The Dark Side of the Enlightenment

The Dark Side of the Enlightenment is a work of literary and cultural history that suggests, through a series of topical and biographical essays, some intellectual complexities of the period of the European Enlightenment, often called the “Age of Reason”.  Our general view of the Enlightenment (as the term itself suggests) is of rapid strides in moving away from a pre-modern world view based in social custom and revealed religion toward a view governed by philosophical skepticism, rationality, scientific investigation, and increasingly pragmatic and democratic political attitudes.  In general the great thinkers of the Enlightenment abandoned or severely limited the category of the supernatural to pursue Nature itself, capaciously understood.  A list of the most prominent Enlightenment thinkers usually includes such skeptics as Denis Diderot, David Hume, and Voltaire.
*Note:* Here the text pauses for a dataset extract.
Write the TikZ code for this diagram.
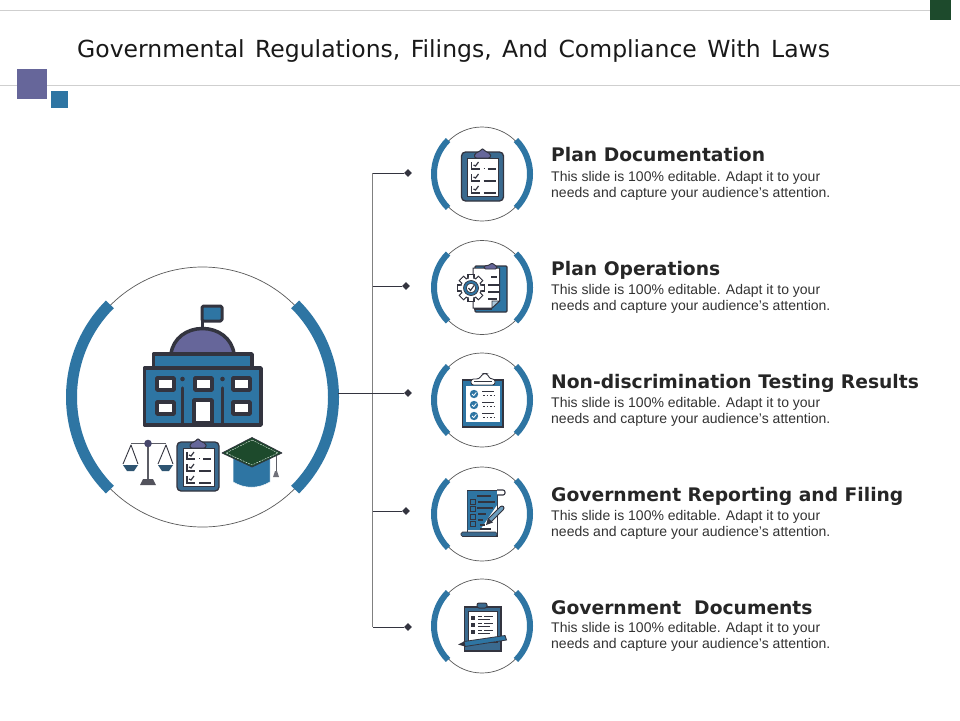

However, the “spiritual” and “supernatural” aspirations of traditional Christianity were not as easily dispensed with as were its religious forms, dogmas, and even institutions.  There was accordingly during this period a near mania for occultism, often fostered by the very institutions (especially Free Masonry) rightly credited with the spread of Enlightenment ideas.  Specific occult interests include magic, cabala, and alchemy.  Two chapters of the book deal with the troubling persistence of miraculous healing in the seventeenth and eighteenth centuries.  Other chapters find in the biographies of “Count” Cagliostro (half conman, half social reformer) and Julie de Krüdener (best-selling sentimental novelist and ecstatic Piestist preacher) complicating aspects of “Enlightenment” thought.  The book shows that the Enlightenment had its distinctly darker side.